What is anaesthesia?
The word “anaesthesia" is of Greek origin, meaning “the lack of sensation". This indicates that interest in a pain-free state had occupied science even thousands of years ago.
Anaesthesiology is that arm of medicine that deals with anaesthesia, the loss of sensation produced by the administration of one or more agents that block the passage of pain impulses to the brain. The anaesthesiologist is the physician specializing in anaesthesiology whose job it is to stop pain during and after a treatment as well as monitor and control the patient's vital signs. The anaesthesiologist specializes in intensive therapy as well and, as such, also takes care of critically ill patients in the Intensive Care Unit.
What are the most prevalent anaesthesia methods?
The anaesthetic chosen by the anaesthesiologist depends on whether the anaesthesia should be general, affecting the entire body, or local, affecting only a particular area of the body, and whether the patient should remain conscious or unconscious during the course of the intervention.
General anaesthesia (unconsciousness)
The general anaesthesia is administered either intravenously or through a face mask causing the patient to lose consciousness and the sensation of pain. Muscle relaxants, required at times to loosen the patient's muscles, stop lung muscle function necessitating the use of artificial respiration during surgery. At the end of surgery, the effect of the administered medications will decrease, the anaesthesiologist stops the anaesthesia causing the Patient to return to consciousness and breathe on his own. This method is usually used in abdominal and chest surgery.

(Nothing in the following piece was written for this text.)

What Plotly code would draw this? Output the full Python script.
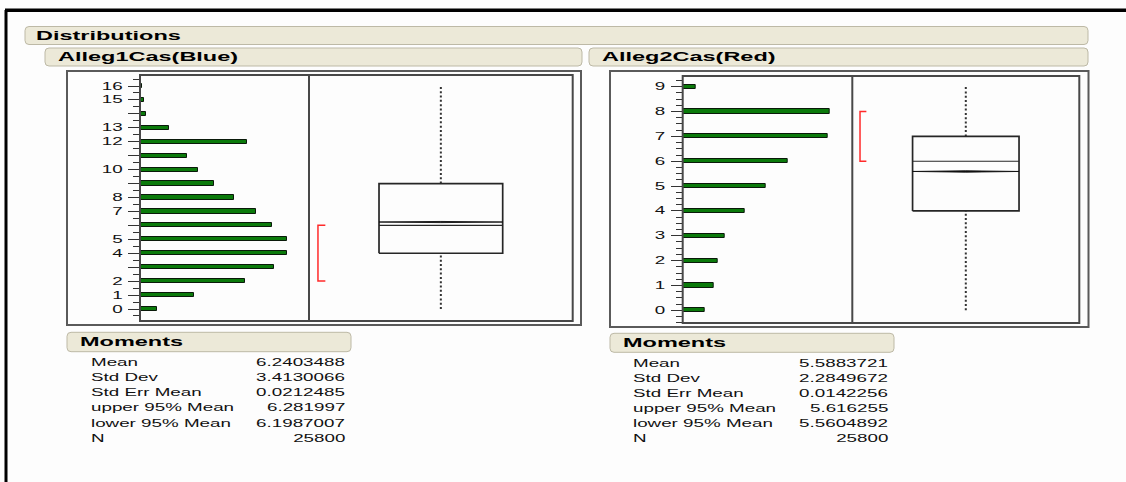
import numpy as np
import plotly.graph_objects as go

# ---------------- data ----------------
blue_values = list(range(17))
blue_counts = [340, 1100, 2135, 2715, 2975, 2975, 2675, 2350, 1910, 1505,
               1175, 955, 2170, 590, 120, 75, 35]
blue_tick_labels = ["0", "1", "2", "", "4", "5", "", "7", "8", "", "10", "",
                    "12", "13", "", "15", "16"]

red_values = list(range(10))
red_counts = [840, 1180, 1305, 1580, 2325, 3135, 3965, 5450, 5520, 500]
red_tick_labels = ["0", "1", "2", "3", "4", "5", "6", "7", "8", "9"]

# quantiles: minimum, Q1, median, Q3, maximum
blue_quantiles = [0, 4, 6, 9, 16]
red_quantiles = [0, 4, 6, 7, 9]
# shortest half (red bracket)
blue_shortest_half = [2, 6]
red_shortest_half = [6, 8]

moment_names = ["Mean", "Std Dev", "Std Err Mean", "upper 95% Mean",
                "lower 95% Mean", "N"]
blue_moments = ["6.2403488", "3.4130066", "0.0212485", "6.281997",
                "6.1987007", "25800"]
red_moments = ["5.5883721", "2.2849672", "0.0142256", "5.616255",
               "5.5604892", "25800"]

panel_titles = ["Alleg1Cas(Blue)", "Alleg2Cas(Red)"]
report_title = "Distributions"
moments_title = "Moments"

# ---------------- page geometry (pixels) ----------------
W, H = 1126, 482


def fx(p):
    return p / W


def fy(p):
    return 1 - p / H


def rounded_path(x0, y0, x1, y1, r=4):
    pts = [
        f"M{fx(x0 + r)},{fy(y0)}", f"L{fx(x1 - r)},{fy(y0)}",
        f"Q{fx(x1)},{fy(y0)} {fx(x1)},{fy(y0 + r)}", f"L{fx(x1)},{fy(y1 - r)}",
        f"Q{fx(x1)},{fy(y1)} {fx(x1 - r)},{fy(y1)}", f"L{fx(x0 + r)},{fy(y1)}",
        f"Q{fx(x0)},{fy(y1)} {fx(x0)},{fy(y1 - r)}", f"L{fx(x0)},{fy(y0 + r)}",
        f"Q{fx(x0)},{fy(y0)} {fx(x0 + r)},{fy(y0)}", "Z",
    ]
    return " ".join(pts)


HEADER_FILL = "#ECE9D8"
HEADER_LINE = "#BDB9A6"
FRAME = "#484848"
BAR_GREEN = "#0B7A0B"
TEXT = "#111111"
BODY_FONT = "Liberation Sans"

panels = [
    dict(title=panel_titles[0], values=blue_values, counts=blue_counts,
         ticklabels=blue_tick_labels, quant=blue_quantiles,
         short=blue_shortest_half, moments=blue_moments,
         outer=(67, 71, 581, 325), inner=(140, 75, 572.7, 321), split=309,
         zero_px=309, unit=13.9375, minor_step=0.5, hist_max=3427,
         header=(45, 48, 582, 66), title_x=57,
         mbar=(67, 332.3, 351, 351.7), mtitle_x=79, mlabel_x=90,
         mvalue_x=347.3, mrow0=362.5, axes=("", "2")),
    dict(title=panel_titles[1], values=red_values, counts=red_counts,
         ticklabels=red_tick_labels, quant=red_quantiles,
         short=red_shortest_half, moments=red_moments,
         outer=(610, 71, 1088.5, 327), inner=(682.7, 76, 1079.3, 323),
         split=852.3, zero_px=310.3, unit=24.844, minor_step=0.25,
         hist_max=6382, header=(589, 48, 1088, 66), title_x=601,
         mbar=(610, 333.3, 894, 352.3), mtitle_x=622, mlabel_x=632.3,
         mvalue_x=890, mrow0=363, axes=("3", "4")),
]

fig = go.Figure()
shapes = []
annotations = []
layout_axes = {}

# report frame lines and the "Distributions" header
shapes.append(dict(type="line", xref="paper", yref="paper", x0=fx(5), x1=1,
                   y0=fy(10.3), y1=fy(10.3), line=dict(color="black", width=3.5)))
shapes.append(dict(type="line", xref="paper", yref="paper", x0=fx(6), x1=fx(6),
                   y0=fy(10), y1=0, line=dict(color="black", width=3)))
shapes.append(dict(type="path", xref="paper", yref="paper", layer="below",
                   path=rounded_path(25, 26.5, 1088, 44.5),
                   fillcolor=HEADER_FILL, line=dict(color=HEADER_LINE, width=1)))
annotations.append(dict(text="<b>" + report_title + "</b>", xref="paper",
                        yref="paper", x=fx(34), y=fy(35.6), xanchor="left",
                        yanchor="middle", align="left", showarrow=False,
                        font=dict(family=BODY_FONT, size=12.5, color="black")))

for p in panels:
    hx, bx = p["axes"]
    xl, yt, xr, yb = p["inner"]
    y_lo = (p["zero_px"] - yb) / p["unit"]
    y_hi = (p["zero_px"] - yt) / p["unit"]
    ydom = [fy(yb), fy(yt)]
    hist_x = "x" + hx
    hist_y = "y" + hx
    box_x = "x" + bx
    box_y = "y" + bx

    # histogram bars
    fig.add_trace(go.Bar(
        x=p["counts"], y=p["values"], orientation="h",
        width=4.2 / p["unit"],
        marker=dict(color=BAR_GREEN, line=dict(color="#0a1a0a", width=1)),
        xaxis=hist_x, yaxis=hist_y, hoverinfo="skip", showlegend=False))

    minor_vals = [v for v in np.arange(-1, max(p["values"]) + 1, p["minor_step"])
                  if y_lo <= v <= y_hi and abs(v - round(v)) > 1e-9]

    layout_axes["xaxis" + hx] = dict(domain=[fx(xl), fx(p["split"])],
                                     range=[0, p["hist_max"]], visible=False,
                                     anchor=hist_y)
    layout_axes["yaxis" + hx] = dict(
        domain=ydom, range=[y_lo, y_hi], anchor=hist_x,
        tickmode="array", tickvals=p["values"], ticktext=p["ticklabels"],
        ticks="outside", ticklen=11, tickwidth=1.3, tickcolor="#333333",
        minor=dict(tickmode="array", tickvals=minor_vals, ticks="outside",
                   ticklen=6, tickwidth=1.2, tickcolor="#333333", showgrid=False),
        ticklabelstandoff=3,
        showgrid=False, zeroline=False, showline=False,
        tickfont=dict(family=BODY_FONT, size=10, color=TEXT))

    # box plot panel
    layout_axes["xaxis" + bx] = dict(domain=[fx(p["split"]), fx(xr)],
                                     range=[0, 1], visible=False, anchor=box_y)
    layout_axes["yaxis" + bx] = dict(domain=ydom, range=[y_lo, y_hi],
                                     visible=False, anchor=box_x)

    qmin, q1, med, q3, qmax = p["quant"]
    left, right, mid = 0.5 - 0.2345, 0.5 + 0.2345, 0.5
    mean = float(p["moments"][0])
    upper = float(p["moments"][3])
    lower = float(p["moments"][4])

    def line_trace(xs, ys, color, width, dash="solid", fill=None):
        fig.add_trace(go.Scatter(
            x=xs, y=ys, mode="lines", xaxis=box_x, yaxis=box_y,
            line=dict(color=color, width=width, dash=dash),
            fill=fill, fillcolor=color if fill else None,
            hoverinfo="skip", showlegend=False))

    # whiskers
    line_trace([mid, mid], [q3, qmax], "#333333", 2, dash="2px,2.3px")
    line_trace([mid, mid], [qmin, q1], "#333333", 2, dash="2px,2.3px")
    # box
    line_trace([left, right, right, left, left], [q1, q1, q3, q3, q1],
               "#262626", 1.7)
    # median
    line_trace([left, right], [med, med], "#262626", 1.2)
    # mean confidence diamond
    line_trace([left, mid, right, mid, left], [mean, upper, mean, lower, mean],
               "#111111", 0.9, fill="toself")
    # shortest half bracket
    s_lo, s_hi = p["short"]
    line_trace([0.062, 0.034, 0.034, 0.062], [s_hi, s_hi, s_lo, s_lo],
               "#FF2A2A", 1.5)

    # frames
    ox0, oy0, ox1, oy1 = p["outer"]
    shapes.append(dict(type="rect", xref="paper", yref="paper",
                       x0=fx(ox0), x1=fx(ox1), y0=fy(oy1), y1=fy(oy0),
                       line=dict(color="#5a5a5a", width=2)))
    shapes.append(dict(type="rect", xref="paper", yref="paper",
                       x0=fx(xl), x1=fx(xr), y0=fy(yb), y1=fy(yt),
                       line=dict(color=FRAME, width=2)))
    shapes.append(dict(type="line", xref="paper", yref="paper",
                       x0=fx(p["split"]), x1=fx(p["split"]), y0=fy(yb), y1=fy(yt),
                       line=dict(color=FRAME, width=2)))

    # panel header
    hx0, hy0, hx1, hy1 = p["header"]
    shapes.append(dict(type="path", xref="paper", yref="paper", layer="below",
                       path=rounded_path(hx0, hy0, hx1, hy1),
                       fillcolor=HEADER_FILL, line=dict(color=HEADER_LINE, width=1)))
    annotations.append(dict(text="<b>" + p["title"] + "</b>", xref="paper",
                            yref="paper", x=fx(p["title_x"] - 1),
                            y=fy((hy0 + hy1) / 2 + 0.3), xanchor="left",
                            yanchor="middle", align="left", showarrow=False,
                            font=dict(family=BODY_FONT, size=12.5, color="black")))

    # moments table
    mx0, my0, mx1, my1 = p["mbar"]
    shapes.append(dict(type="path", xref="paper", yref="paper", layer="below",
                       path=rounded_path(mx0, my0, mx1, my1),
                       fillcolor=HEADER_FILL, line=dict(color=HEADER_LINE, width=1)))
    annotations.append(dict(text="<b>" + moments_title + "</b>", xref="paper",
                            yref="paper", x=fx(p["mtitle_x"] - 1),
                            y=fy((my0 + my1) / 2 + 0.3), xanchor="left",
                            yanchor="middle", align="left", showarrow=False,
                            font=dict(family=BODY_FONT, size=12.5, color="black")))
    for i, (name, val) in enumerate(zip(moment_names, p["moments"])):
        yrow = fy(p["mrow0"] + 15.15 * i)
        annotations.append(dict(text=name, xref="paper", yref="paper",
                                x=fx(p["mlabel_x"] - 1), y=yrow, xanchor="left",
                                yanchor="middle", align="left", showarrow=False,
                                font=dict(family=BODY_FONT, size=10, color=TEXT)))
        annotations.append(dict(text=val, xref="paper", yref="paper",
                                x=fx(p["mvalue_x"] + 1), y=yrow, xanchor="right",
                                yanchor="middle", align="right", showarrow=False,
                                font=dict(family=BODY_FONT, size=10, color=TEXT)))

fig.update_layout(
    width=W, height=H, margin=dict(l=0, r=0, t=0, b=0),
    paper_bgcolor="#FDFDFD", plot_bgcolor="rgba(0,0,0,0)",
    showlegend=False, shapes=shapes, annotations=annotations,
    bargap=0, **layout_axes)

# The report uses a wide, horizontally stretched type face: widen every
# text element about its own anchor point.
stretch_js = """
var gd = document.getElementById('{plot_id}');
var s = 1.88;
gd.querySelectorAll('text').forEach(function(t){
  var b;
  try { b = t.getBBox(); } catch (e) { return; }
  if (!b || !b.width) return;
  var a = t.getAttribute('text-anchor') || window.getComputedStyle(t).textAnchor || 'start';
  var ax = a === 'end' ? b.x + b.width : (a === 'middle' ? b.x + b.width / 2 : b.x);
  var tr = t.getAttribute('transform') || '';
  t.setAttribute('transform', tr + ' translate(' + (ax * (1 - s)) + ',0) scale(' + s + ',1)');
});
"""

fig.write_html("out.html", config={"displayModeBar": False},
               post_script=stretch_js)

Spinal and epidural anaesthesia (EDA)
The spinal anaesthesia is a form of regional anaesthesia involving the injection of a local anaesthetic through a fine needle into the proper section of the spinal canal blocking the nerves in the myelon and the sensation of pain. The epidural anaesthesia is a technique whereby the local anaesthetic is injected through a catheter placed into the epidural space of the spinal canal. The patient remains conscious under both methods. These are the most prevalent methods used in caesarean sections.
Peripheral nerve blocks
The peripheral nerve blocks are generally performed in surgeries of the upper and lower extremities, by injecting a local anaesthetic near the nerve that control sensation and movement to a specific part of the body, temporarily numbing the area in question.
In infiltration anaesthesia, the anaesthetic (i.e., lidocain) is injected into the skin surrounding the area to be treated causing only that area to be free of sensation. This method is usually used in dermatological surgeries and generally administered by the surgeon.

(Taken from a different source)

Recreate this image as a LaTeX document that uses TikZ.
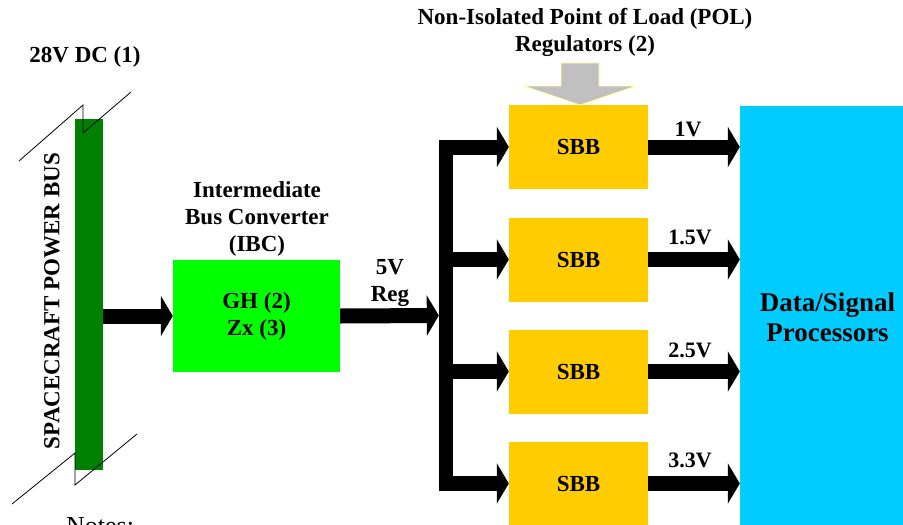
\documentclass[tikz,border=0pt]{standalone}
\usepackage{fontspec}
\setmainfont{Liberation Serif}
\usetikzlibrary{arrows.meta}
\definecolor{busgreen}{HTML}{008000}
\definecolor{ibcgreen}{HTML}{00FF00}
\definecolor{sbbyellow}{HTML}{FFCC00}
\definecolor{dspblue}{HTML}{00CCFF}
\definecolor{polgray}{HTML}{C0C0C0}
\definecolor{paleyellow}{HTML}{FFFF99}
\begin{document}
\begin{tikzpicture}[x=1pt,y=-1pt,
  blk/.style={rectangle, inner sep=0pt, draw=none},
  lbl/.style={font=\bfseries\fontsize{23}{27}\selectfont, align=center, inner sep=0pt},
  vlbl/.style={font=\bfseries\fontsize{22}{26}\selectfont, inner sep=0pt},
  fat/.style={line width=15pt, -{Triangle[width=40pt,length=12pt]}},
  brk/.style={line width=0.8pt}
]
\clip (0,0) rectangle (903,525);
\fill[white] (0,0) rectangle (903,525);

% blocks
\node[blk, fill=busgreen, minimum width=28pt, minimum height=351pt] (bus) at (89,294.5) {};
\node[blk, fill=ibcgreen, minimum width=167pt, minimum height=112pt] (ibc) at (256.5,316) {};
\node[blk, fill=black, minimum width=14pt, minimum height=351pt] (vbar) at (446,315.5) {};
\node[blk, fill=sbbyellow, minimum width=139pt, minimum height=84pt] (sbb1) at (578.5,147) {};
\node[blk, fill=sbbyellow, minimum width=139pt, minimum height=84pt] (sbb2) at (578.5,259.5) {};
\node[blk, fill=sbbyellow, minimum width=139pt, minimum height=84pt] (sbb3) at (578.5,371.5) {};
\node[blk, fill=sbbyellow, minimum width=139pt, minimum height=84pt] (sbb4) at (578.5,483.5) {};
\node[blk, fill=dspblue, minimum width=175pt, minimum height=422pt] (dsp) at (827.5,317) {};

% texts in blocks
\node[lbl] (ibctext) at (ibc.center) {GH (2)\\Zx (3)};
\node[lbl] (s1) at (sbb1.center) {SBB};
\node[lbl] (s2) at (sbb2.center) {SBB};
\node[lbl] (s3) at (sbb3.center) {SBB};
\node[lbl] (s4) at (sbb4.center) {SBB};
\node[lbl, font=\bfseries\fontsize{27}{30}\selectfont] (dsptext) at (dsp.center) {Data/Signal\\Processors};

% break marks of the bus
\draw[brk] (19,161) -- (83,105) -- (83,133) -- (131,92);
\draw[brk] (12,504) -- (75,453) -- (75,485) -- (137,434);

% labels
\node[lbl, rotate=90] (bustext) at (52,301) {SPACECRAFT POWER BUS};
\node[lbl] (dc) at (85,57) {28V DC (1)};
\node[lbl] (ibclbl) at (257,219) {Intermediate\\Bus Converter\\(IBC)};
\node[lbl] (pollbl) at (585,32) {Non-Isolated Point of Load (POL)\\Regulators (2)};
\node[lbl] (reg) at (390,283) {5V\\Reg};
\node[vlbl] (v1) at (688,129) {1V};
\node[vlbl] (v2) at (690,237) {1.5V};
\node[vlbl] (v3) at (690,350) {2.5V};
\node[vlbl] (v4) at (690,460) {3.3V};
\node[anchor=base west, inner sep=0pt, font=\fontsize{26}{30}\selectfont] (notes) at (66,534) {Notes:};

% gray arrow
\draw[fill=polgray, draw=paleyellow, line width=0.8pt]
  (561,63) -- (599,63) -- (599,86) -- (636,86) -- (580,105) -- (524,86) -- (561,86) -- cycle;

% fat arrows
\draw[fat] (bus.east |- ibc.west) -- (ibc.west);
\draw[fat] (ibc.east) -- (vbar.west);
\foreach \s in {sbb1,sbb2,sbb3,sbb4}{
  \draw[fat] (vbar.east |- \s.west) -- (\s.west);
  \draw[fat] (\s.east) -- (dsp.west |- \s.east);
}
\end{tikzpicture}
\end{document}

What determines the method to be used?
Examination by an anaesthesiologist precedes all surgeries and includes laboratory tests, blood pressure, ECG and, if necessary, other examinations such as cardiac ultrasound, pulmonary function test, etc. The anaesthesiologist will be informed regarding the type of surgery to be performed, will check all previous illnesses, surgeries, current medications taken and allergies to medications. Following this, the anesthesiologist will discuss with the patient and the surgeon the best anaesthesia method to be used. In some cases, the patient may decide, but the protocol set for each surgery usually determines the method to be used.